New Orleans has been the best team in the league of late, with a seven-game win streak that includes victories over playoff teams in the Falcons (twice) and the Lions as well as a 25-point blowout of the Giants. Drew Brees, who broke Dan Marino's single-season passing yardage record with one game to spare, has his offense operating with head-turning efficiency. The streaking Saints have averaged 498 yards in their last five games.

The Packers' other main NFC roadblock excels on the other side of the ball.

The 49ers, who showed their playoff chops with a 20-3 pounding of Pittsburgh two weeks ago, the Steelers' lowest scoring output in more than four years, boast a punishing defense the likes of which Aaron Rodgers & Co. haven't seen this year. San Francisco allows 13.5 points per game, the best mark of any team in the last five years, and leads the league in turnover margin at +26, four better than Green Bay.

Meanwhile, the Packers have shown in the last month that they may not be the slam-dunk Super Bowl team that their white-hot start indicated.

First, the Giants gave the defending champs all they could handle, succumbing only after Rodgers' final-minute heroics lifted the Packers to a 38-35 triumph. Then two weeks later, Green Bay suffered a surprising stumble at then-5-8 Kansas City, losing 19-14 to suffer its first blemish.

Even the seemingly invincible Rodgers came back to earth a bit, registering his season low in passer rating and completion percentage in three straight games before responding with a five-touchdown gem against Chicago.

The Packers' invincible aura is certainly gone.

The New York game showed Green Bay could be vulnerable in a shootout -- just the type of affair it would likely have if it meets New Orleans in the NFC Championship game. Yes, the Packers prevailed 42-34 at Lambeau in the teams' season-opening matchup. But the Saints' versatile rushing attack and Brees' pyrotechnics in the passing game mean New Orleans (12-3) is uniquely positioned to grapple with Green Bay in a high-scoring affair.

Then the Kansas City defense did what appeared impossible, dictating pace and style to the NFL's top-scoring offense, albeit a shorthanded Packer unit. The Chiefs' harassment of Rodgers in a four-sack showing now stands as the blueprint for teams that would favor forcing Green Bay into a grind-it-out, ball-control game -- otherwise known as the San Francisco special.

The 12-3 49ers have mastered the art of dismantling opponents' offensive flow. Teams have all but given up trying to run on San Francisco's stone wall of a front seven -- the runaway league leader in run defense became the first team in NFL history not to allow a rushing touchdown through 14 games before Seattle's Marshawn Lynch finally broke through for a score last week. Forcing opponents into a one-dimensional game plan allows an opportunistic secondary and disciplined pass rush to wreak havoc.

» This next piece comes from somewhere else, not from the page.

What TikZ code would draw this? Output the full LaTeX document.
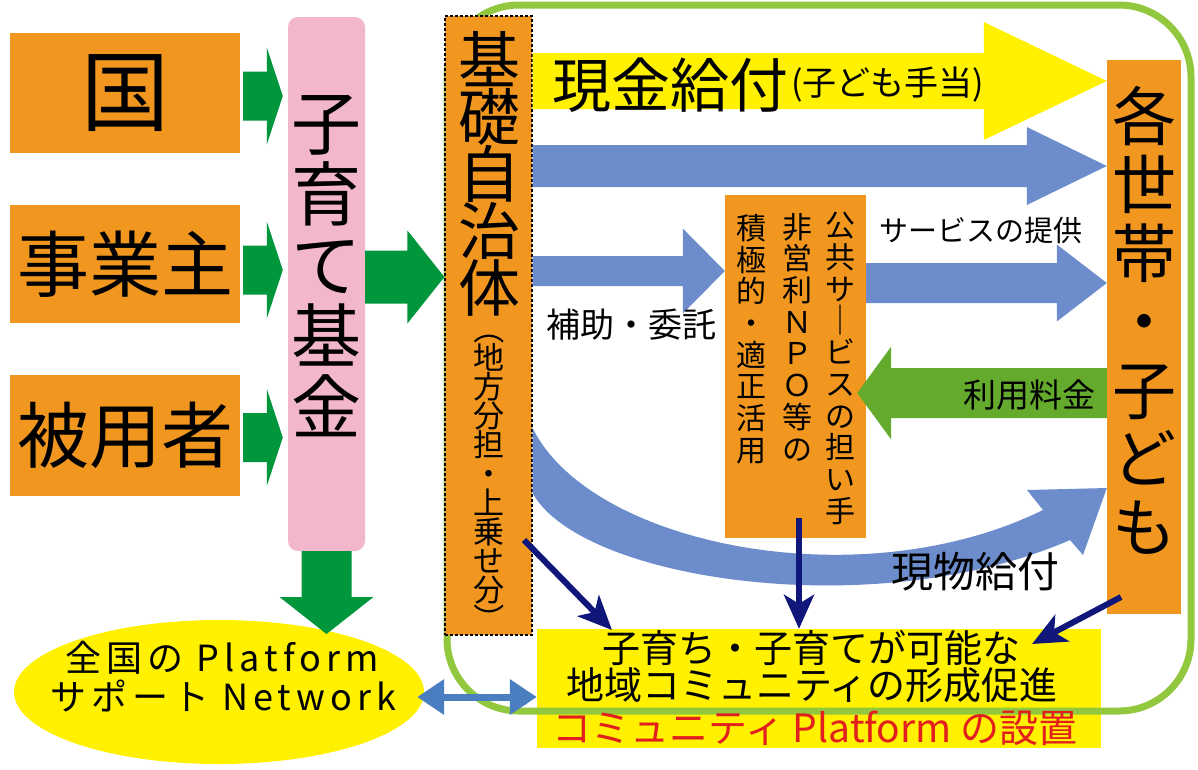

A potential Green Bay-San Francisco showdown in the NFC Championship would be the most anticipated playoff matchup of the year. The best offense (the Packers average 34.3 points) against a historically stout defense. Rodgers, who is threatening to break Peyton Manning's single-season passer rating mark, facing a 49er defense that has amassed 36 takeaways, including at least three in eight games.

While it's easy to foresee a Packers-Saints matchup as another pinball-like game in which points pile up at a dizzying rate, it's a mystery how Green Bay would fair against San Francisco. The Packers haven't faced a single team ranked in the top 14 in scoring defense.

At this juncture, it appears that Green Bay would have its hands full against either the Saints or the 49ers. But the saving grace for the defending champs is that they would only have to face one of those challengers -- in an NFC Championship matchup at Lambeau.

That the 14-1 Packers have positioned themselves to have an easier divisional round game is why they still have to be considered the favorite to reach the Super Bowl. But make no mistake, what earlier seemed a Green Bay stranglehold on NFC preeminence has loosened considerably.